Do you think McDonald's got to where it was, a literal global superpower, without consistency? No, that's one of the things that made it great! You can step into any McDonald's in the World and ask for a #1 and you'll receive the same thing every time. Consistency is key.

Consistency is key, no matter what you're doing. You work for an agency? You need to produce consistently Good Work πŸ˜‰ or your clients will work with someone else. You work for a product company? You need to produce consistent, stable software or people won't use it (or won't stay). Are you building a component library? You need to have a consistent API across components, and you need to make sure good documentation and examples are always written before you launch a new component.

In any line of work, defining "done" is a crucial part of producing consistent work.

How to define done

Talk with your (complete) team: Bring everyone in that you work with together, and come up with language and processes around what "done" means for each department, and each type of project.

Define done for each aspect of a project: QA should have a "done". Dev should have a "done".

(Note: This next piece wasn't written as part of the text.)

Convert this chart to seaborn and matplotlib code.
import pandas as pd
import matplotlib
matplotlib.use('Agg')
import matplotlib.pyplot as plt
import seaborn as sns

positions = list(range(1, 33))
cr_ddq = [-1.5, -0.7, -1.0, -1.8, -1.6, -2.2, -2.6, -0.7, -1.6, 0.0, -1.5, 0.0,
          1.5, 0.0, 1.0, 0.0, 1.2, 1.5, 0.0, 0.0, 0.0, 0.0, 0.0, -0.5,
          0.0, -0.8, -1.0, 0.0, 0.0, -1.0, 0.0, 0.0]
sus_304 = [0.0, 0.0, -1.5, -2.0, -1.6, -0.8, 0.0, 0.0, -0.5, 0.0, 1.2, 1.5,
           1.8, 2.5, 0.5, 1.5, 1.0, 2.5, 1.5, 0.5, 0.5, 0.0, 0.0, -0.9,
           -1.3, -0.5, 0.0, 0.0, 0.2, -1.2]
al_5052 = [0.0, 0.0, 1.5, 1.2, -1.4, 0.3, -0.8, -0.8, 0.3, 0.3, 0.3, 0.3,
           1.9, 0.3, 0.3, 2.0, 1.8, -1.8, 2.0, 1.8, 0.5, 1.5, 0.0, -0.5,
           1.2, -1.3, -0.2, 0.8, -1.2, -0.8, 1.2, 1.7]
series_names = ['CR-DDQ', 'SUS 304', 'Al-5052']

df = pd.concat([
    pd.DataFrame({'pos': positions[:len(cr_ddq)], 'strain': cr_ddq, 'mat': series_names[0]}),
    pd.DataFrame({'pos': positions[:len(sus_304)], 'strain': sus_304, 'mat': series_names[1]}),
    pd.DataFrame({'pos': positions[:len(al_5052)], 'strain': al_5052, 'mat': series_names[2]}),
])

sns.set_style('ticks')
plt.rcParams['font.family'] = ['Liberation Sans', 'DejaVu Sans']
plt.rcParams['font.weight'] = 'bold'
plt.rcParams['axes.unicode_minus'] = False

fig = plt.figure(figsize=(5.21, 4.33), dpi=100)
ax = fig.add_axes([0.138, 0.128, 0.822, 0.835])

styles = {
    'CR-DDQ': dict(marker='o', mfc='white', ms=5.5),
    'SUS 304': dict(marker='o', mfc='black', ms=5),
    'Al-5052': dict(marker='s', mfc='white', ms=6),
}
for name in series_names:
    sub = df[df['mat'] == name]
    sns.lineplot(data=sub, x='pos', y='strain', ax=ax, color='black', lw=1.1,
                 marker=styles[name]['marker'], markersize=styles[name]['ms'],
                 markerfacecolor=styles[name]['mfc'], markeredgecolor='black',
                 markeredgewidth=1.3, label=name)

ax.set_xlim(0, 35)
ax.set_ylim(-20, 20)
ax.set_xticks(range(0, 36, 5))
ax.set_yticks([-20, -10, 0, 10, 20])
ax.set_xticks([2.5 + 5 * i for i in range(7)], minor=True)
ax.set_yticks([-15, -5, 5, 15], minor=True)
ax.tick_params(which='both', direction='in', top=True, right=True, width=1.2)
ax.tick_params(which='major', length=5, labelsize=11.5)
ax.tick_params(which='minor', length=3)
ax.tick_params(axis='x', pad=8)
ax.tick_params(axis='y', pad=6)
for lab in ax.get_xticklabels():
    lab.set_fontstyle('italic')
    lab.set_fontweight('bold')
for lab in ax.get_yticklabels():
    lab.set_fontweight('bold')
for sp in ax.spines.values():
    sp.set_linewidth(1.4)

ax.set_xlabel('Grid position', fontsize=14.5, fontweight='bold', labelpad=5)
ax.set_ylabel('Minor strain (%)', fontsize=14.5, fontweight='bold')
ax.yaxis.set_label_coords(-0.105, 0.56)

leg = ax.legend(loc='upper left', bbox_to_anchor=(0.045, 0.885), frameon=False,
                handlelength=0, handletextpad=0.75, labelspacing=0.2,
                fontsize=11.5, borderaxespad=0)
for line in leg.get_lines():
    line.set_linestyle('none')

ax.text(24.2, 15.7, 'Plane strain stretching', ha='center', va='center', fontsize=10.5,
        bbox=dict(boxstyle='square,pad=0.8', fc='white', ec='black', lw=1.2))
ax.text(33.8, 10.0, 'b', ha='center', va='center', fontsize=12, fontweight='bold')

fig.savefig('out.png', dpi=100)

Set up your workflow tools to recognize different "done" states: For instance, at Good Work, we have Trello columns for To Do, Ready for Review (internal), Ready for Review (client), and Done (which means really done).


You might be thinking:

I don't have the power to define "done"

This might be true. You might not be a manager or even the most experienced dev on your team. That's fine! Start by defining "done" for yourself and communicating it clearly to your manager(s) and collaborators. Set clear expectations for yourself, and let anyone you work directly with know what your expectations of them are.

Disclaimer #1: I'm no expert. I've never taken an Agile course. I'm not a scrum master. I don't manage a team. But I work with a team, and I've seen when things have gone poorly and when they go well.

Disclaimer #2: I'm not the first, or last, person to write about this. This is one of the core principles of Agile (probably, who even knows) and so it has been covered in depth before me, and will be again after me.